Tommaso Fiore and the Crows of Warsaw

The book is a commentary on the second trip that Tommaso Fiore made to Poland in 1953. He enthusiastically confronts what he considers to be enormous progress in comparison to his first visit (1948). Moreover, while speaking with some representatives of Polish society, he explores various topics, such as agriculture, the state-religion relationship, or the freedom of intellectuals. The text is a rare and detailed account of what was the Poland of the 1950s as seen from the perspective of a great historian.

Ewa Litwin

The Birth of Polish National Thought from an Italian Perspective

The article aims to present the work of Daniele Stasi regarding the birth of Polish nationalism. The book was published in 2018 in Italian by Francoangeli as Le origini del nazionalismo in Polonia.
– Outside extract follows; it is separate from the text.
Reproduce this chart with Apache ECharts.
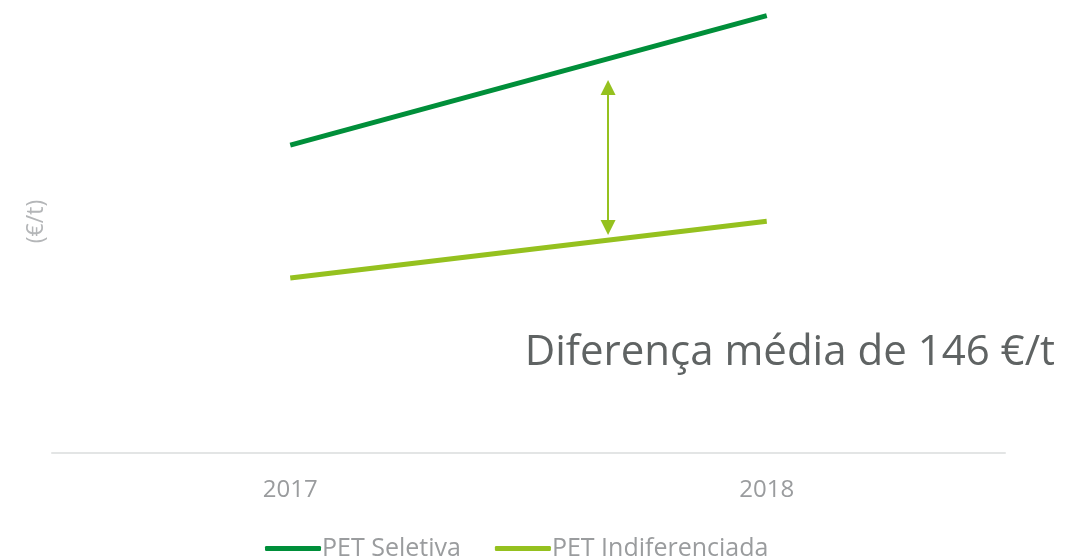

The author puts forward some theses concerning the process of national building in the period preceding the Big Partition in Poland, which represents terminus a quo for his analysis of the ideologies related to the national issue and rebirth of Polish state. Terminus ad quem of the author’s analysis is Roman Dmowski’s Myśli nowoczesnego Polaka. Based on rich and interdisciplinary literature, Stasi’s work aims to fill the gap in Italian historiography, related to the birth of Polish nationalism.